Visitor visas for family of citizens and green card holders: Visitor visas are usually denied for family members of citizens and green card holders because they could be seeking to immigrate permanently. The bill would include Sen. Rand Paul’s bill that would create a process to issue them visitor visas.
Mandates processing asylum seekers at legal crossing points: Whenever the expulsion authority is in effect—which can happen at 4,000 encounters per day—the government must process a minimum of at least 1,400 “inadmissible aliens” at ports of entry (p. 219). This is the current administrative limit for the CBP One phone app appointment scheduling process. The bill explicitly recognizes “a process approved by the Secretary to allow for safe and orderly entry into the United States” outside of the visa categories (p. 207). However, the bill does restrict the ability of DHS to grant parole at southwest ports of entry to quite limited categories (p. 188). This would prevent a CBP One entrant without fear from receiving work authorization by virtue of receiving parole. Asylum seekers would be unaffected because the bill requires them to see employment authorization.
Asylum seeker work authorization: The bill requires that immigrants released from custody under the new asylum process are granted work authorization, which is valid for two years and renewable until the process concludes. They must be granted the work permit if they receive a positive fear determination (at the latest 90 days after entry) or if no determination could be made within 90 days (p. 321). This is a huge change from the current system that requires a six‐​month waiting period, an application for asylum, and a separate application for work authorization, which has a filing fee.

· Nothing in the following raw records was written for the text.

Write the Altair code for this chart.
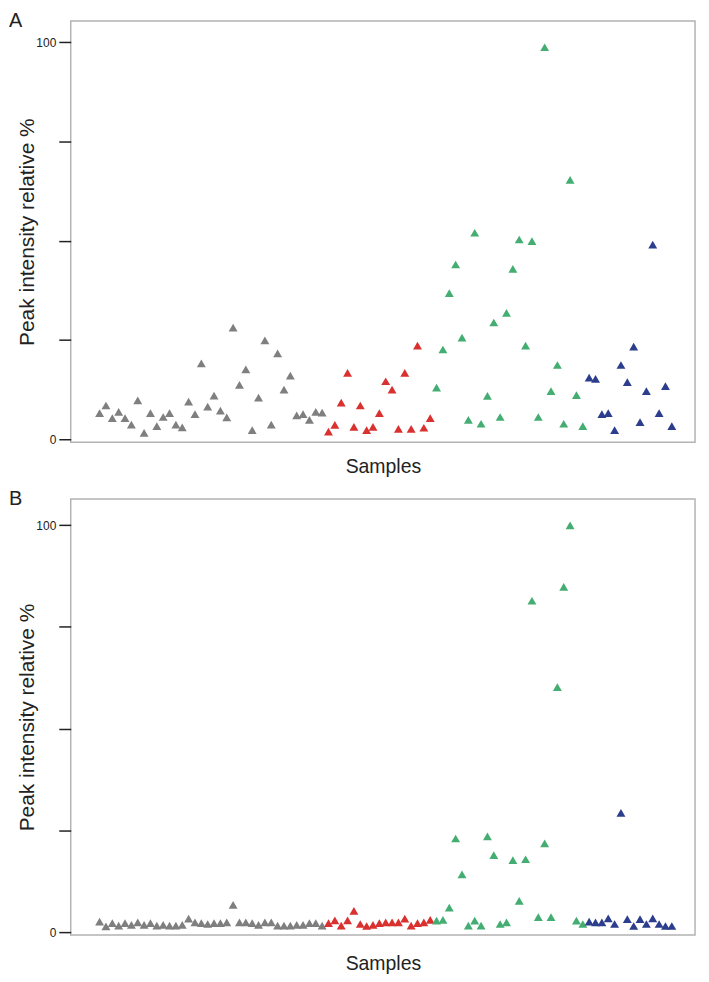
import altair as alt
import pandas as pd

# ---- data ----
group_names = ["gray", "red", "green", "navy"]
group_colors = ["#7f7f7f", "#d8312f", "#44ae72", "#2b3d8c"]

gray_A = [6.6, 8.5, 5.3, 6.9, 5.3, 3.7, 9.8, 1.6, 6.6, 3.3, 5.6, 6.6, 3.7, 3.0, 9.5, 6.3,
          19.1, 8.2, 11.0, 7.2, 5.5, 28.1, 13.7, 17.6, 2.3, 10.5, 24.9, 3.7, 21.6, 12.5,
          16.0, 6.0, 6.3, 4.9, 6.9, 6.7]
red_A = [1.9, 3.6, 9.2, 16.7, 3.1, 8.5, 2.3, 3.1, 6.6, 14.6, 12.5, 2.6, 16.7, 2.6, 23.6,
         2.9, 5.3]
green_A = [13.0, 22.6, 36.8, 44.0, 25.6, 4.9, 52.0, 3.9, 10.9, 29.4, 5.6, 31.8, 42.9, 50.3,
           23.6, 49.9, 5.6, 98.7, 12.1, 18.7, 3.9, 65.3, 11.1, 3.3]
navy_A = [15.5, 15.2, 6.3, 6.6, 2.3, 18.7, 14.4, 23.3, 4.3, 12.1, 49.0, 6.6, 13.4, 3.3]

gray_B = [2.6, 1.4, 2.2, 1.6, 2.2, 1.8, 2.4, 1.8, 2.2, 1.6, 1.8, 1.6, 1.6, 1.8, 3.3, 2.4,
          2.2, 2.0, 2.2, 2.2, 2.4, 6.7, 2.4, 2.4, 2.2, 1.8, 2.4, 2.4, 1.6, 1.6, 1.6, 1.8,
          1.8, 2.2, 2.2, 1.6]
red_B = [2.2, 2.9, 1.6, 2.9, 5.2, 2.0, 1.5, 1.8, 2.2, 2.4, 2.4, 2.4, 3.3, 1.6, 2.2, 2.4, 3.0]
green_B = [2.8, 3.0, 6.0, 23.0, 14.2, 1.6, 2.8, 1.6, 23.5, 18.9, 2.0, 2.4, 17.7, 7.7, 17.9,
           81.4, 3.7, 21.8, 3.7, 60.2, 84.8, 99.9, 2.8, 2.0]
navy_B = [2.6, 2.4, 2.4, 3.4, 2.0, 29.3, 3.2, 1.5, 3.2, 2.0, 3.4, 2.0, 1.5, 1.5]

y_ticks = [0, 25, 50, 75, 100]
FONT = "Liberation Sans"


def build_df(series):
    rows = []
    idx = 0
    for name, vals in zip(group_names, series):
        for v in vals:
            rows.append({"sample": idx, "value": v, "group": name})
            idx += 1
    return pd.DataFrame(rows)


def panel(series, letter, ydomain, height, xtitle_pad):
    df = build_df(series)
    pts = alt.Chart(df).mark_point(
        shape="triangle-up", filled=True, size=80, opacity=1
    ).encode(
        x=alt.X("sample:Q",
                scale=alt.Scale(domain=[-4.54, 93.65], nice=False, zero=False),
                axis=alt.Axis(ticks=False, labels=False, domain=False, grid=False,
                              title="Samples", titleFontSize=19.5, titlePadding=xtitle_pad,
                              titleFontWeight="normal", titleFont=FONT, titleColor="#222")),
        y=alt.Y("value:Q",
                scale=alt.Scale(domain=ydomain, nice=False, zero=False),
                axis=alt.Axis(values=y_ticks,
                              labelExpr="datum.value == 0 || datum.value == 100 ? datum.label : ''",
                              grid=False, domain=False, tickSize=12, tickColor="#222",
                              tickWidth=1.5, labelFontSize=12, labelColor="#222",
                              labelPadding=3, labelFont=FONT,
                              title="Peak intensity relative %", titleFontSize=21,
                              titleFontWeight="normal", titleFont=FONT, titleColor="#222",
                              titleX=-33, titleBaseline="bottom")),
        color=alt.Color("group:N", scale=alt.Scale(domain=group_names, range=group_colors),
                        legend=None),
    )
    lab = alt.Chart(pd.DataFrame({"t": [letter]})).mark_text(
        align="left", baseline="alphabetic", fontSize=20, font=FONT, color="#222"
    ).encode(text="t:N", x=alt.value(-62), y=alt.value(6))
    return alt.layer(pts, lab).properties(width=627, height=height)


chart = alt.vconcat(
    panel([gray_A, red_A, green_A, navy_A], "A", [-0.75, 105.3], 423, 15),
    panel([gray_B, red_B, green_B, navy_B], "B", [-0.73, 106.4], 438, 20),
    spacing=11,
).configure_view(stroke="#b3b3b3", strokeWidth=1.5).properties(
    padding={"left": 0, "top": 0, "right": 5, "bottom": 5}
)

chart.save("out.html", embed_options={"renderer": "svg", "actions": False})
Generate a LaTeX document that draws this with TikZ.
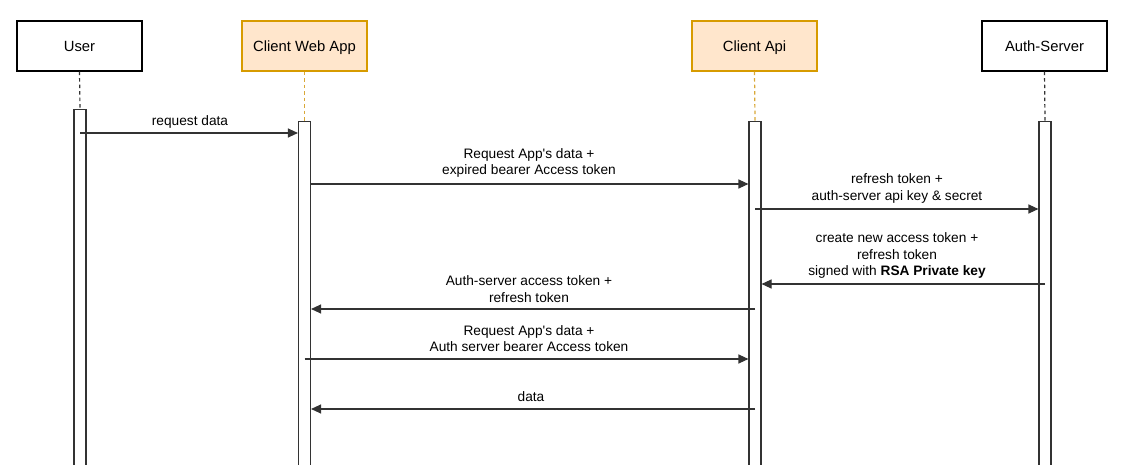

It is worth noting that the deal doesn’t touch the highly successful parole sponsorship programs.

Conclusion

The Senate bill has some very positive immigration policy provisions, most notably greater legal immigration. The changes to border policy are either temporary or marginal. The biggest issue is the astounding sums that the bill appropriates outside of the appropriations process to fund fast‐​tracked deportations and expulsions. These sums will have to become baked into the appropriations process going forward, meaning that this temporary supplemental will become a permanent, unprecedented increase in immigration‐​related spending without offsets.